QuickBooks keeps a record of inactive estimates, but doesn’t use the estimate numbers and reports. Now remember, the estimate itself is not going to be used to create the balance sheet.



But we might want to be tracking, in essence, the estimates themselves. So it’s quite possible that we’re making estimates. And some of which are going to be converted into invoices, and some of which possibly no action is ever taken on them.



Maybe we don’t want to delete them to delete the process, but make them in essence, inactive. So we can then print we’ve got the preview estimate, in envelope and so on,



we’ve got the emailing options, which could be useful. Of course, with estimates these days, email later, we can attach to it if we need to,



we will create shortly an invoice from the estimate. And you’ve got the start of a project. So we’re going to go to the formatting tab, we’ve got the preview,



if you go to the preview, it looks like this, you can go into some customizations for the estimate. But this would be the general look and feel of it. You can manage your templates,



if you have different templates, download the templates, spelling, you can insert the lines, which could be useful if you’re trying to maneuver around these lines.
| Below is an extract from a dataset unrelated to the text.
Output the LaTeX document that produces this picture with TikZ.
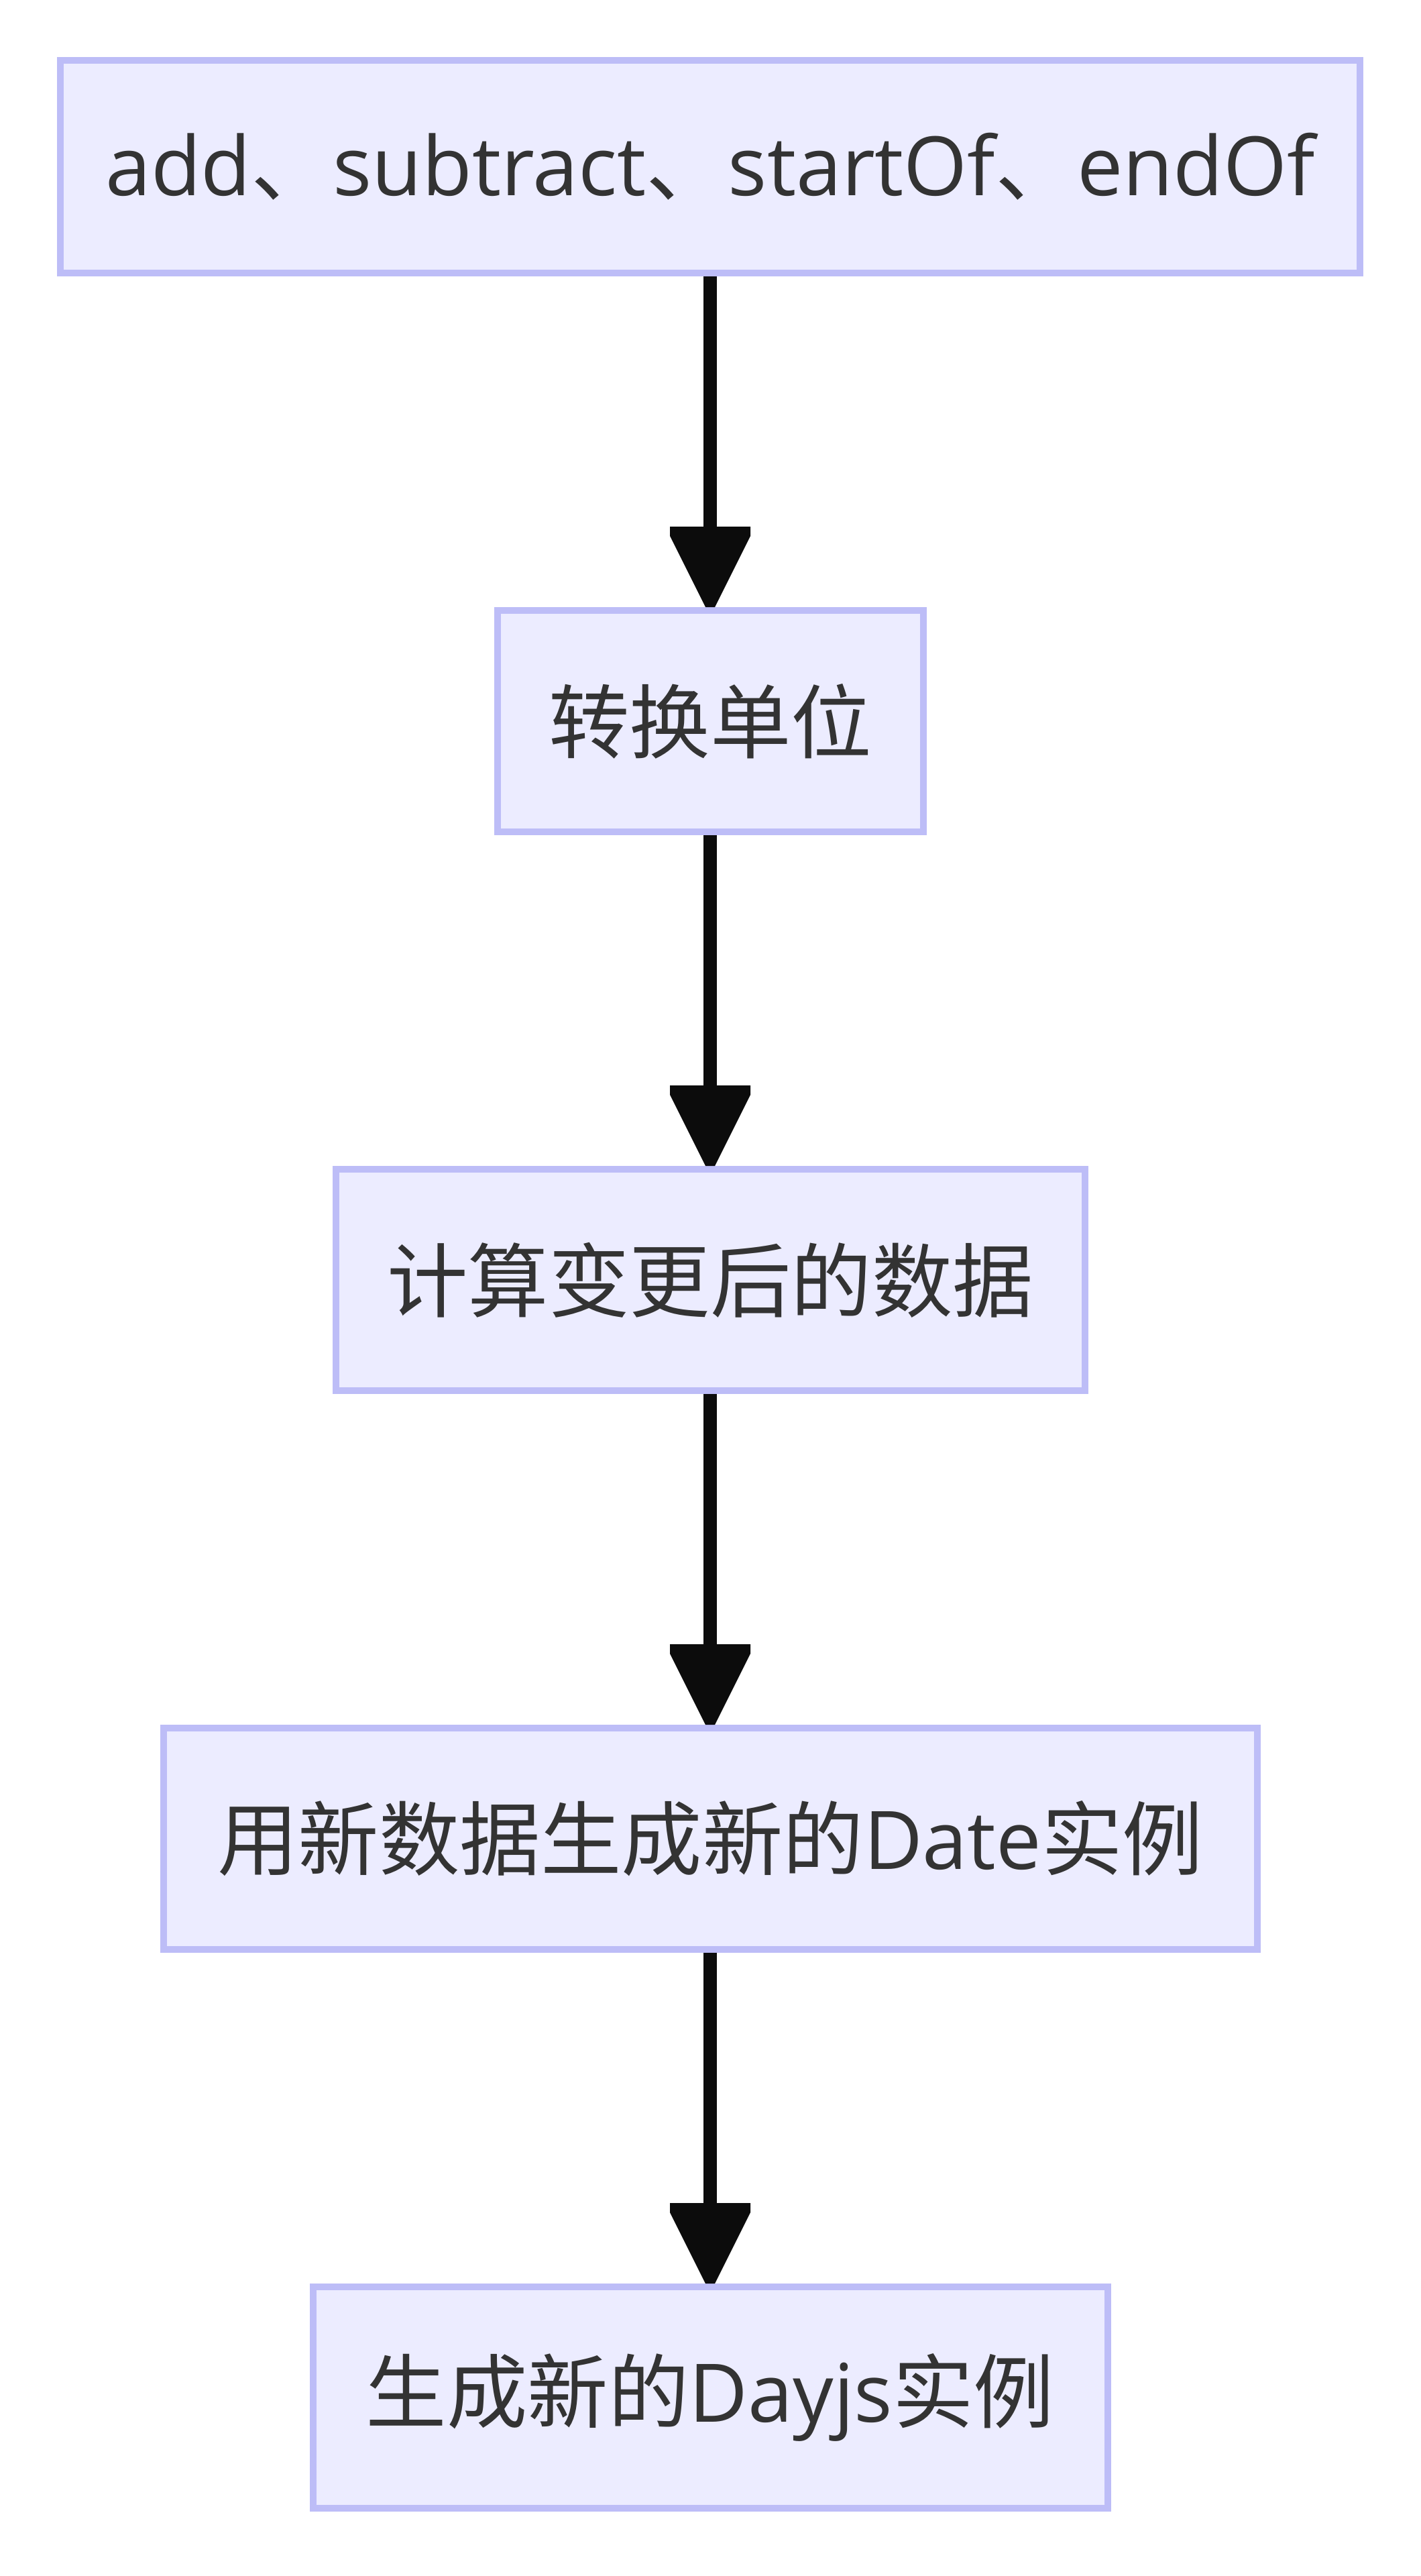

And you want to put something in between here. So when you have a complex set of data down below that can be useful copy align,



as well send shift you’ve got your options for the email, prepare or letter and so on, and then your reports up top, back to the main tab. If we were then to use this to create an invoice, then we could go to the Create Invoice up top, we have some options create an invoice for the entire estimate.



That’s the general idea we were probably going to be started with Create Invoice for a percentage of the entire estimates or Create Invoice for selected items or for different percentages of each item.



So I’m going to create one from the entire estimates where it’s going to say okay, and then it creates an invoice that looks a whole lot like the estimate



the invoice now is what’s going to record the actual transaction right, so we got this customer has since been generated, the date now of the invoice, the invoice number, the ship to the terms and so on when we expect to receive the money,



we’ve got the items down below that are being sold, and then the taxes that are being applied when we create the invoice, that’s when we expect the transaction to do what invoices do with an invoice it’s going to increase accounts receivable.



For example, for the full amount, the other side is going to go to some kind of sales account, but not including the sales tax. And then we’re gonna have to include the sales tax in sales tax payable.



Also, we’re gonna have a decrease if inventory is involved to inventory,



not for any amount on the invoice but for the cost the system knowing what the cost is by by having the items in place, and then cost of goods sold will be impacted. So I’m going to close this back out and say, recording, I’m not going to record it.



And I’m going to go back to the carrot up top and the homepage. So if you have a full accrual process on your accounting system, then you’re in a business where you do the work first. You could could start at the invoice if you do the work.



First, your billing in essence invoicing, the clients increase in accounts receivable, and then receiving payment and then deposit or you might have an added step where the client is typically going to be requesting some kind of estimate of how much it’s going to be costing first.



And that case, whatever system you have, you might first be doing an estimate which will not be affecting the financial statements but which you’re going to track and possible use that estimate in the future to generate the invoice then the process continues on as we’ve seen in the past.